Print only the lines from the top of the data through the line with "pw, ph = W - L - R, H - T - B", both included, skipping every picture.

━━━━━━━━━━━━━━━━━━━━━━━━━━━━━━

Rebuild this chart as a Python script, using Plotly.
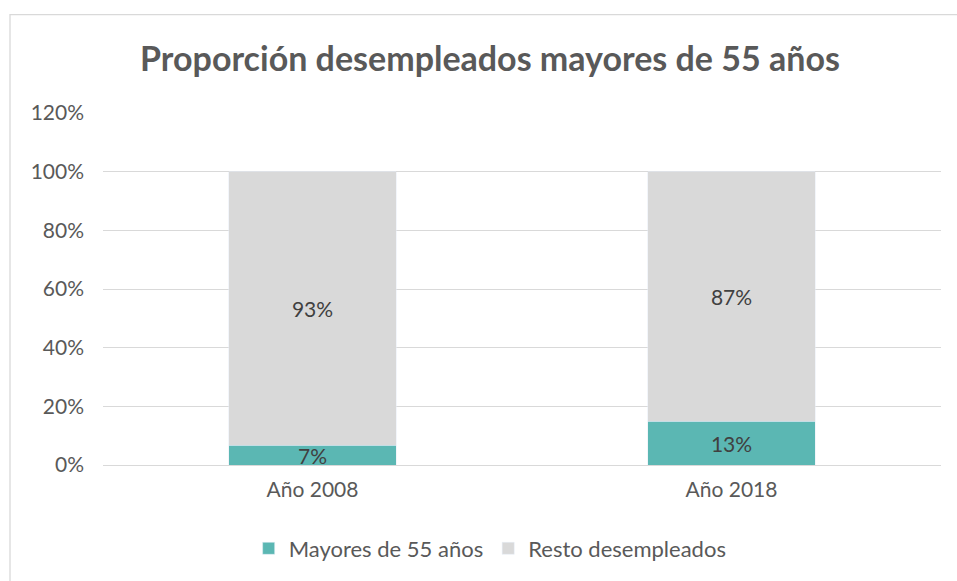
import plotly.graph_objects as go

categories = ["Año 2008", "Año 2018"]
mayores = [0.068, 0.149]
resto = [0.932, 0.851]
mayores_labels = ["7%", "13%"]
resto_labels = ["93%", "87%"]
tick_vals = [0, 0.2, 0.4, 0.6, 0.8, 1.0, 1.2]
tick_text = ["0%", "20%", "40%", "60%", "80%", "100%", "120%"]

FONT = "Lato, 'Open Sans', sans-serif"

fig = go.Figure()
fig.add_trace(go.Bar(
    x=categories, y=mayores, name="Mayores de 55 años",
    marker=dict(color="#5BB7B3"),
    text=mayores_labels, textposition="inside", insidetextanchor="middle",
    constraintext="none", cliponaxis=False,
    textfont=dict(size=21, color="#404040", family=FONT),
    hoverinfo="skip",
))
fig.add_trace(go.Bar(
    x=categories, y=resto, name="Resto desempleados",
    marker=dict(color="#D9D9D9"),
    text=resto_labels, textposition="inside", insidetextanchor="middle",
    constraintext="none", cliponaxis=False,
    textfont=dict(size=21, color="#404040", family=FONT),
    hoverinfo="skip",
))

L, R, T, B = 103, 16, 113, 114
W, H = 957, 581
pw, ph = W - L - R, H - T - B

fig.update_layout(
    width=W, height=H,
    barmode="stack", bargap=0.6,
    margin=dict(l=L, r=R, t=T, b=B),
    paper_bgcolor="white", plot_bgcolor="white",
    font=dict(family=FONT, color="#595959", size=21),
    title=dict(
        text="<b>Proporción desempleados mayores de 55 años</b>",
        x=490 / W, xanchor="center", y=1 - 59 / H, yanchor="middle",
        font=dict(size=34, color="#595959", family=FONT),
    ),
    xaxis=dict(showgrid=False, showline=False, ticks="", ticklabelstandoff=10,
               tickfont=dict(size=21, color="#595959")),
    yaxis=dict(range=[0, 1.2], tickvals=tick_vals, ticktext=tick_text,
               showgrid=True, gridcolor="#D9D9D9", gridwidth=1.3,
               zeroline=True, zerolinecolor="#D9D9D9", zerolinewidth=1.3,
               ticks="", ticklabelstandoff=18,
               tickfont=dict(size=21, color="#595959")),
    legend=dict(orientation="h", x=0.462, xanchor="center",
                y=-(551 - 467) / ph, yanchor="middle",
                font=dict(size=22, color="#595959"),
                itemwidth=30, traceorder="normal"),
    showlegend=True,
)

fig.add_shape(type="rect", xref="paper", yref="paper",
              x0=(10 - L) / pw, x1=(W + 20 - L) / pw,
              y0=-(H + 20 - 467) / ph, y1=(467 - 14) / ph,
              line=dict(color="#D9D9D9", width=1.3), fillcolor="rgba(0,0,0,0)",
              layer="below")

fig.write_html("out.html", config={"displayModeBar": False},
               post_script="document.body.style.margin='0px';")
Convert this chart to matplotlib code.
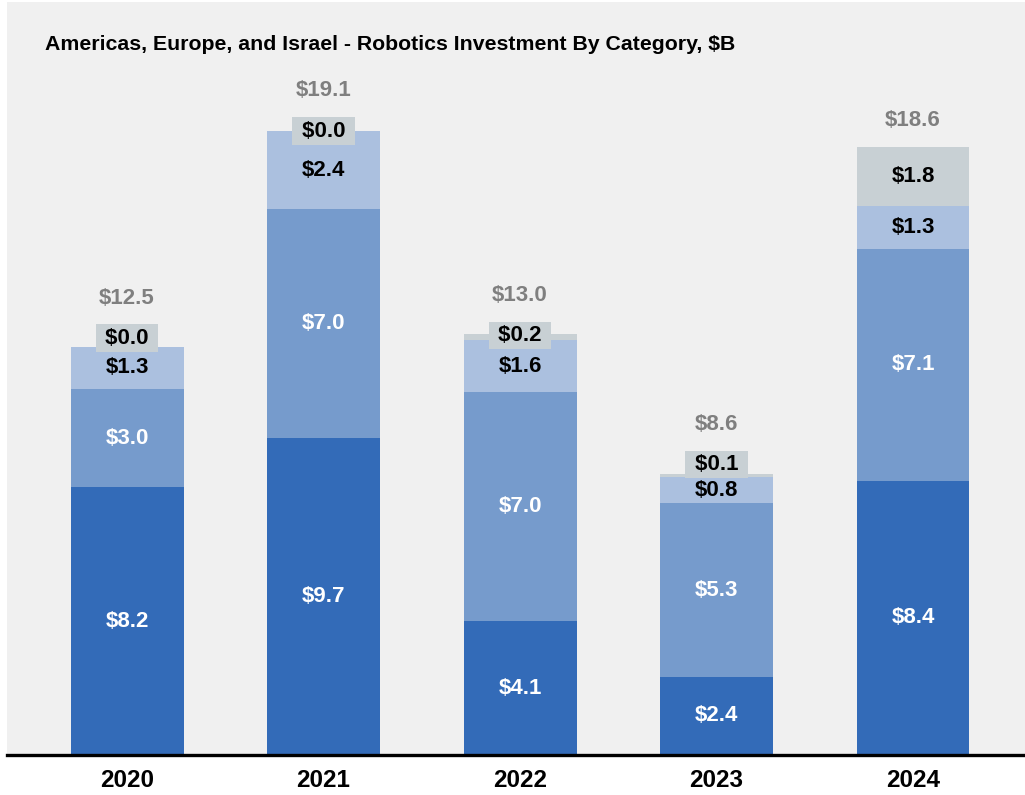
import matplotlib
matplotlib.use("Agg")
import matplotlib.pyplot as plt

plt.rcParams['font.family'] = ['Liberation Sans', 'DejaVu Sans']

years = ['2020', '2021', '2022', '2023', '2024']
series_a = [8.2, 9.7, 4.1, 2.4, 8.4]
series_b = [3.0, 7.0, 7.0, 5.3, 7.1]
series_c = [1.3, 2.4, 1.6, 0.8, 1.3]
series_d = [0.0, 0.0, 0.2, 0.1, 1.8]
totals = [12.5, 19.1, 13.0, 8.6, 18.6]

colors = ['#336bb8', '#769bcc', '#abc0df', '#c8d0d4']
text_colors = ['white', 'white', 'black', 'black']
bg = '#f0f0f0'
# upward nudge (points) for the small top labels so they clear the label below
small_nudge = [6, 0, 1, 8, 0]

fig = plt.figure(figsize=(10.25, 7.95), dpi=100)
ax = fig.add_axes([7 / 1025, 40 / 795, 1018 / 1025, 753 / 795])
ax.set_facecolor(bg)

x = list(range(len(years)))
width = 0.575
bottoms = [0.0] * len(years)
for vals, col, tcol in zip([series_a, series_b, series_c, series_d], colors, text_colors):
    ax.bar(x, vals, width, bottom=bottoms, color=col, edgecolor='none', zorder=2)
    for i, v in enumerate(vals):
        yc = bottoms[i] + v / 2
        if v < 0.5:
            ax.annotate(f' ${v:.1f} ', (x[i], yc), xytext=(0, small_nudge[i]),
                        textcoords='offset points', ha='center', va='center',
                        fontsize=16, fontweight='bold', color=tcol, zorder=4,
                        bbox=dict(boxstyle='square,pad=0.15', fc=colors[3], ec='none'))
        else:
            ax.text(x[i], yc, f'${v:.1f}', ha='center', va='center',
                    fontsize=16, fontweight='bold', color=tcol, zorder=4)
    bottoms = [b + v for b, v in zip(bottoms, vals)]

for i, t in enumerate(totals):
    if series_d[i] < 0.5:
        ref = bottoms[i] - series_d[i] / 2
        off = small_nudge[i] + 29
    else:
        ref = bottoms[i]
        off = 19
    ax.annotate(f'${t:.1f}', (x[i], ref), xytext=(0, off), textcoords='offset points',
                ha='center', va='center', fontsize=16, fontweight='bold',
                color='#7f7f7f', zorder=4)

ax.set_xlim(-0.611, 4.57)
ax.set_ylim(0, 23.05)
ax.set_yticks([])
ax.set_xticks(x)
ax.set_xticklabels(years, fontsize=17.5, fontweight='bold')
ax.tick_params(axis='x', length=0, pad=10)
for s in ['top', 'right', 'left']:
    ax.spines[s].set_visible(False)
ax.spines['bottom'].set_linewidth(2.4)
ax.spines['bottom'].set_color('black')

ax.text(38 / 1018, 0.944, 'Americas, Europe, and Israel - Robotics Investment By Category, $B',
        transform=ax.transAxes, fontsize=15.3, fontweight='bold', ha='left', va='center')

fig.savefig('out.png', dpi=100, facecolor='white')
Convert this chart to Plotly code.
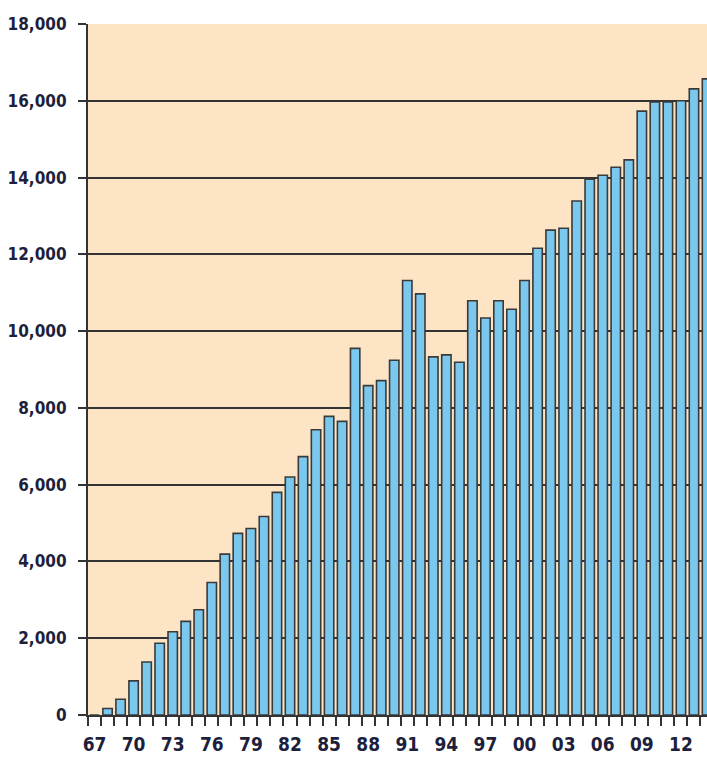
import plotly.graph_objects as go

years = list(range(1967, 2015))
values = [
    0, 170, 410, 890, 1380, 1870, 2170, 2440, 2740, 3450,
    4190, 4730, 4860, 5170, 5800, 6200, 6730, 7430, 7780, 7650,
    9550, 8580, 8710, 9240, 11320, 10970, 9330, 9380, 9190, 10790,
    10340, 10790, 10570, 11320, 12160, 12630, 12680, 13390, 13960, 14060,
    14270, 14460, 15730, 15970, 15970, 16000, 16310, 16570,
]
x_tick_vals = list(range(1967, 2013, 3))
x_tick_text = [str(y)[2:] for y in x_tick_vals]
y_tick_vals = list(range(0, 18001, 2000))
y_tick_text = [f"{v:,}" for v in y_tick_vals]

font_family = "DejaVu Sans Condensed, Liberation Sans Narrow, Liberation Sans, sans-serif"
ink = "#333333"
label_color = "#1d1f3d"

fig = go.Figure(go.Bar(
    x=years, y=values, width=0.72,
    marker=dict(color="#7bc8ef", line=dict(color="#3a3a3a", width=1.6)),
))

fig.update_layout(
    width=707, height=757,
    margin=dict(l=88, r=0, t=24, b=42),
    paper_bgcolor="white",
    plot_bgcolor="#fce4c4",
    showlegend=False,
    font=dict(family=font_family, size=18, color=label_color),
)

fig.update_xaxes(
    range=[1966.5, 2014.0],
    tickmode="array", tickvals=x_tick_vals, ticktext=x_tick_text,
    ticks="outside", ticklen=11, tickcolor="rgba(0,0,0,0)",
    showgrid=False, zeroline=False,
    showline=True, linecolor=ink, linewidth=2,
    minor=dict(tickmode="linear", tick0=1966.5, dtick=1, ticks="outside",
               ticklen=9, tickwidth=1.5, tickcolor=ink, showgrid=False),
    tickfont=dict(family=font_family, size=19, color=label_color, weight="bold"),
)

fig.update_yaxes(
    range=[0, 18000],
    tickmode="array", tickvals=y_tick_vals, ticktext=y_tick_text,
    ticks="outside", ticklen=8, tickwidth=1.5, tickcolor=ink,
    ticklabelstandoff=8,
    showgrid=True, gridcolor=ink, gridwidth=1.5,
    zeroline=False,
    showline=True, linecolor=ink, linewidth=2,
    tickfont=dict(family=font_family, size=17, color=label_color, weight="bold"),
)

# page body has a default 8px margin; drop it so the figure fills the window
fig.write_html("out.html", config={"displayModeBar": False},
               post_script="document.body.style.margin='0';")
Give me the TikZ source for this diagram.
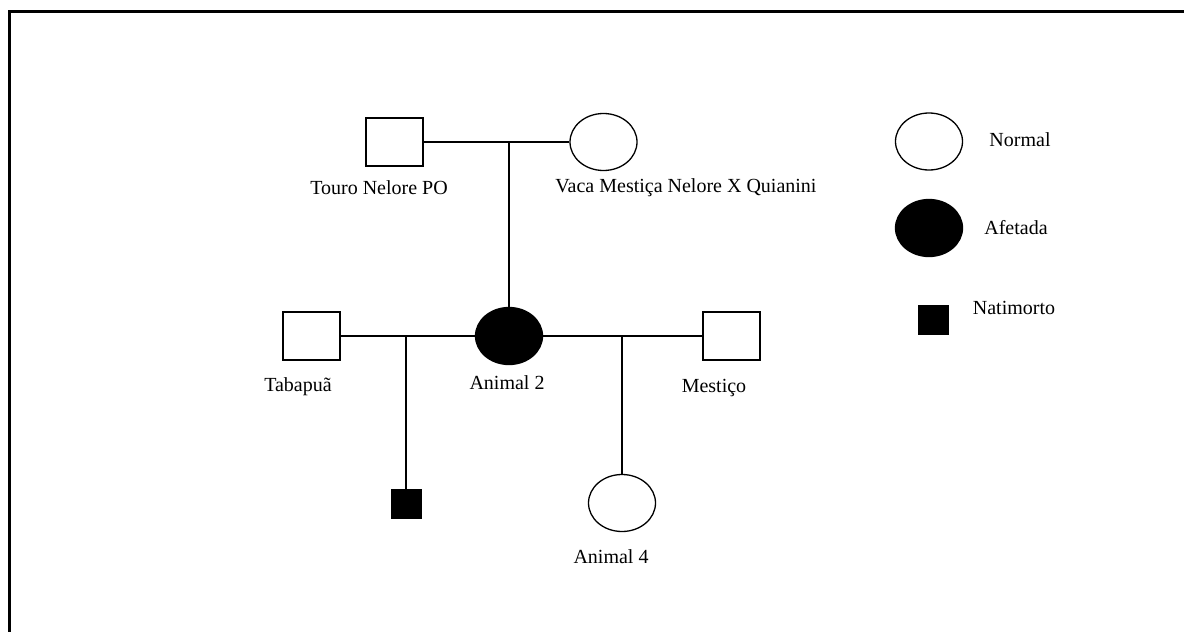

━━━━━━━━━━━━━━━━━━━━━━━━━━━━━━

→ Answer to the problem
Rebuild this chart as a Python script, using Plotly.
import plotly.graph_objects as go

categories = ["Año 2008", "Año 2018"]
mayores = [0.068, 0.149]
resto = [0.932, 0.851]
mayores_labels = ["7%", "13%"]
resto_labels = ["93%", "87%"]
tick_vals = [0, 0.2, 0.4, 0.6, 0.8, 1.0, 1.2]
tick_text = ["0%", "20%", "40%", "60%", "80%", "100%", "120%"]

FONT = "Lato, 'Open Sans', sans-serif"

fig = go.Figure()
fig.add_trace(go.Bar(
    x=categories, y=mayores, name="Mayores de 55 años",
    marker=dict(color="#5BB7B3"),
    text=mayores_labels, textposition="inside", insidetextanchor="middle",
    constraintext="none", cliponaxis=False,
    textfont=dict(size=21, color="#404040", family=FONT),
    hoverinfo="skip",
))
fig.add_trace(go.Bar(
    x=categories, y=resto, name="Resto desempleados",
    marker=dict(color="#D9D9D9"),
    text=resto_labels, textposition="inside", insidetextanchor="middle",
    constraintext="none", cliponaxis=False,
    textfont=dict(size=21, color="#404040", family=FONT),
    hoverinfo="skip",
))

L, R, T, B = 103, 16, 113, 114
W, H = 957, 581
pw, ph = W - L - R, H - T - B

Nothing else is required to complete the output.